Dynamical study on polaron formation in a metal/polymer/metal structure

TL;DR

This study models polaron formation in a metal/polymer/metal structure under electric fields, revealing how voltage bias influences electron trapping and barrier reduction at interfaces.

Contribution

It provides a dynamical analysis of polaron formation under electric fields using a tight-binding model, highlighting the effects of voltage bias on electron trapping and interface barriers.

Findings

Polaron forms within hundreds of femtoseconds under bias.

Electric field influences polaron stability and movement.

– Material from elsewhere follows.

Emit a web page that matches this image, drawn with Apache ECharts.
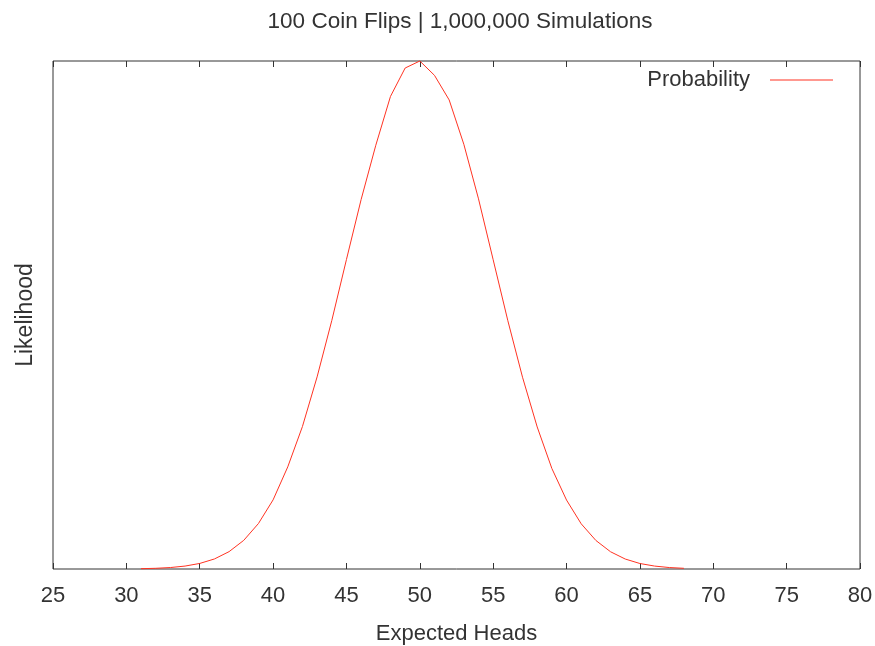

Applied voltage reduces potential barriers at interfaces.

Abstract

By considering a metal/polymer/metal structure within a tight-binding one-dimensional model, we have investigated the polaron formation in the presence of an electric field. When a sufficient voltage bias is applied to one of the metal electrodes, an electron is injected into the polymer chain, then a self-trapped polaron is formed at a few hundreds of femtoseconds while it moves slowly under a weak electric field (not larger than $% 1.0\times 10^4$ V/cm). At an electric field between $1.0\times 10^4$ V/cm and $% 8.0\times 10^4$ V/cm, the polaron is still formed, since the injected electron is bounded between the interface barriers for quite a long time. It is shown that the electric field applied at the polymer chain reduces effectively the potential barrier in the metal/polymer interface.